A lot more matches end by rook than hook, and there's a reason for it. It's much easier to topple a king onto the board than a man onto the canvas. It takes some real skill and strength. These guys don't have it. It's mostly a lot of, “Ow! That hurt!” and keeping the distance of a Cessna between each other.

It's hard to explain how awful most chess players box, but this may give you an idea:

The two best chess players—RajKO and a very skinny Chinese guy named Doug—began sparring. They both employed the seldom-seen double-punch strategy. RajKO was closing his eyes when Doug threw a punch, which never got past RajKO's gloves. He had them both in front of his face and yet Doug wouldn't go for the body. Nor would he extend his arm fully when punching, nor turn his fist into the punch. His salvos had all the power of a man on his deathbed reaching out for one last brownie.
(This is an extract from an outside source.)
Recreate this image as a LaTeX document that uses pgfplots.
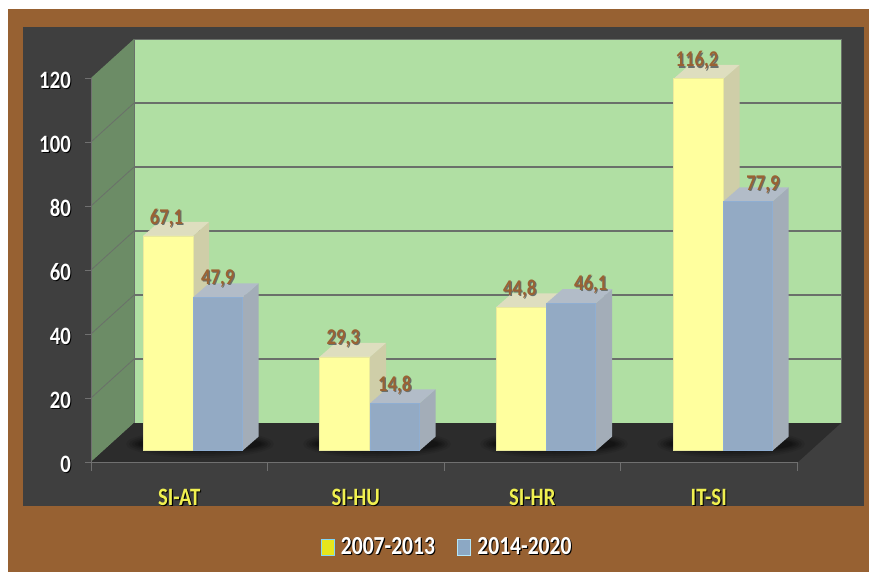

Hanging over the ropes, trying to give them pointers, was the London senior lightweight boxing champ. He'd come up from below just to help out a little. He hollered at RajKO, “Try the jab!” And—get this—they both
stopped
and looked at him. Just stopped
boxing, turned to the guy, and said, “What?” It's the equivalent of a coach yelling at his running back to “Hit the hole!” and the running back suddenly stopping—ball in hand—running over to the sideline, and saying, “Say again?”